Madison’s and Pinckney’s IP proposal was adopted 12 days before the Constitution was approved. There was no debate and no opposition to it. Yet George Mason law professor Adam Mossoff notes how unique was the IP clause in Article I Section 8: “No country’s founding document had done this before.”


When the new Constitution went to the states for ratification, the “father of the Constitution” James Madison, John Jay and Alexander Hamilton explained its contents in a series of essays, the Federalist Papers. Madison briefly discussed the IP clause in Federalist 43.


“The utility of this power will scarcely be questioned,” Madison wrote. In other words, secure, exclusive property rights to the fruits of one’s intellectual labor would surely achieve the goal of incentivizing pursuits that advance knowledge and practical inventions.


Moreover, he pointed out, “The public good fully coincides in both cases with the claims of individuals.” That is, the newly formed nation and its citizens benefit from the new knowledge and the inventions that expand America’s economy, improve the standard of living, and create wealth and new industries.
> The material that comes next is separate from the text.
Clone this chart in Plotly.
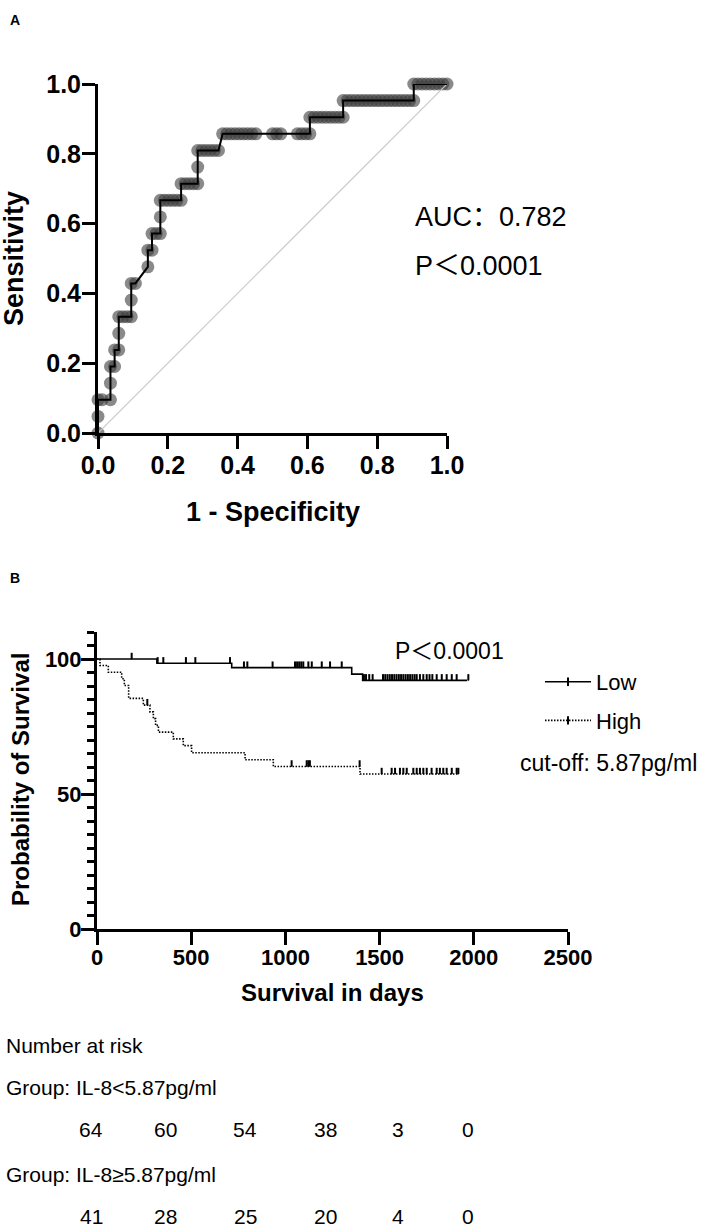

For a limited duration, creators and inventors enjoy exclusive ownership rights to the new property they have created. Meanwhile, the public derives benefits from these fruits of ingenuity.


The brilliance of this win-win model is lost on those who would distort core features of the U.S. Constitution.


Government price controls, such as those enacted in the Inflation Reduction Act, create imbalance in the IP clause’s promise of secure private property rights. Price controls and extortionary taxes undermine the constitutional IP framework, which over more than two centuries has proven extraordinarily fruitful.


Likewise, misuse of the Bayh-Dole Act’s “march-in” rights to “snatch” patents throws IP rights into uncertainty. The reckless Biden-Harris plan to misuse march-in rights based on product price—which is not one of the four narrow, specified grounds—throws licensing federally funded inventions into turmoil. Already this proposal is causing inventions tied to federally funded basic lab research to be regarded as toxic, tainted, too great a risk to assume.


On the promise of exclusivity and the free market, decisions are made about private investment, research and development, years before there’s a product, a price or a market.


In fact, most inventions never get to market or earn enough revenue to cover their costs. The most successful inventions and creative works are often the most valuable.


This Constitution Day, we should consider how the Constitution’s IP framework has served our nation extremely well. We must enter the fray against the live threats to the successful U.S. innovation model. If these threats take root, we have much at stake to lose. And the loss will take generations to recover from.